The charge as I understand is ‘criminally negligent manslaughter’, i.e. where death has resulted from serious negligence, or, serious recklessness- wherein lies the majority of sentence for 15 years. 1 year is for abandoning the ship ahead of evacuating the rest of the ship.

Every moment working at sea needs requires due diligence, intense focus, foresight, prudence, and an ability to respond effectively should things not go as per plan. How to prevent the next CC from happening?

I share some practical strategies in my book Golden Stripes- Leadership on the High Seas.


#14

Schettino’s defense team contended that he prevented an even worse disaster by steering the ship close to the island as it sank.

From the gcaptain article.

I read somewhere that the vessel lost all power and steerage after the collision with the rock, and it was the effect of the wind and current that brought it into the shallow water so it didn’t fully sink. So he could be lying when he says he steered it close to land.


#15

He’ll make a good ammount of money from rich people paying him to speak at events and book deals.


#16

He may believe it himself. I wonder what advice his lawyer gave him and if he followed it. He might have been better off legally if he had said the was not in control of the ship and that he panicked after the grounding.


#17

I have summarised the report from the Italian Marine Casualties body here: http://www.shipsandoil.co.uk/accident-reports-introduction/the-costa-concordia-accident . It still makes quite interesting reading and actually it appears that company may well have condoned close approaches by its ships to land. The Costa Concordia had more or less followed the same course on a number of previous occasions. And in the end we have to consider whether an error of judgement should end up with the imprisonment of those who had made the error, whether followed by other failings or not. Those of us who have commanded ships - oh hang on, I did not command a ship I was only in charge of a mud boat - would like to think we would have acted correctly in all emergencies, but in reality who knows.


#18

In a plea bargain, these five persons accepted prison terms of less than 3 years (I have not seen the written sentences).

From the bridge team: the first mate, the third mate and the helmsman.
From the ship: the hotel manager.
From Costa Cruises, shore side: the fleet crisis coordinator.

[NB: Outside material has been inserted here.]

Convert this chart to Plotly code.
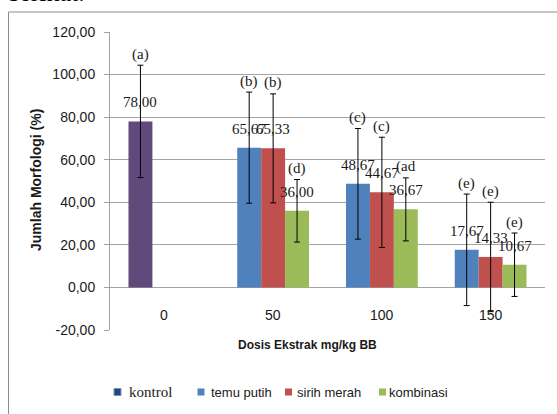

That was before the first instance of the Schettino trial started.


#19

It’s bullshit that the helmsman had to plead to anything.


#20

At about 2141… Finally when giving orders to put the rudders to port the helmsman makes an error and puts them to starboard, but corrects himself and goes hard aport, the correction taking eight seconds.

At 2145 the Second Officer warns that the ship has gone aground, and there is a loud crash.

I’m sure they could figure out in a simulator if steering to starboard instead of port for for 8 seconds 4 minutes before going aground would have made any difference to the vessel going aground or not. I’m almost certain it would have made zero difference, giving him jail time is bullshit.